Every promise made to a “liberated” population eventually becomes a bill. Historically, the cost of managing and securing a foreign territory almost always exceeds the revenue that territory produces. The “one-time gain” of a resource grab is inevitably swallowed by the “permanent cost” of an open-ended security perimeter.
The Fiscal Ceiling: Lessons from Rome and Britain
If we want to see where the United States sits in 2026, we must look at the blueprints of those who came before.
The Roman Debasement: At its peak, Rome’s frontier stretched over 5,000 kilometres. To fund the legionaries required to hold that line, the state began to “shave” its currency. The silver content of the Roman coin fell from 98% to a mere 2% over three centuries. They didn’t lose their military might; they lost the ability to pay the men holding the spears.
The British Debt Wall: Britain “won” World War II, but the victory came with a postwar debt of 252% of GDP. By the time of the 1956 Suez Crisis, the UK still had the military hardware to seize the canal, but they no longer had the financial capacity. When the US threatened to pull the financial rug out from under the Pound, the British Empire effectively ended. The money ran dry before the guns did.
The $8 Trillion Shadow
In 2026, the US national debt sits at a staggering level, but a significant portion of that mountain was built in the sands of the Middle East. Estimates suggest that the post-9/11 conflicts in Iraq, Syria, and Afghanistan have cost upwards of $8 trillion when accounting for interest and long-term veterans’ care.

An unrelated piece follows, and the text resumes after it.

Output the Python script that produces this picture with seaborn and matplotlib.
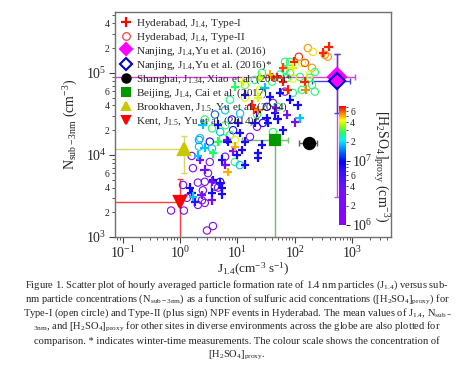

In the absence of these expansionist commitments, the US national debt would be roughly 25% lower today. This is the “Invoice of Empire.” We are still paying for yesterday’s “liberations” while interest rates compound the burden of tomorrow’s conflicts.
The Turning Point: When Strength Becomes Strain
What are the warning signs of terminal overreach?
De-dollarisation: As allies and foes begin to form alliances outside the superpower’s influence, the ability to export inflation through the reserve currency diminishes.
Force vs. Growth: When a nation spends more on projecting force (the military) than on the things that actually grow an economy (infrastructure, education, innovation), it has entered a survival loop.
The Permission Effect: When one superpower ignores sovereignty to seize resources, it gives “permission” for rivals to do the same. This erodes the global rules-based order, forcing the superpower to spend even more on policing a more chaotic world.
The Final Word
Imperialism is the ultimate debt; it borrows from the future to pretend at strength today. Collapse is rarely a sudden explosion; it is a slow, grinding realization that the capacity to manage the world has disappeared.
In 2026, the system is testing its capacity. The US remains a formidable military power, but as Rome and Britain discovered, you can have the biggest navy in the world and still be defeated by a balance sheet. The real threat to a superpower isn’t the rival at the gate, it is the invoice in the mail.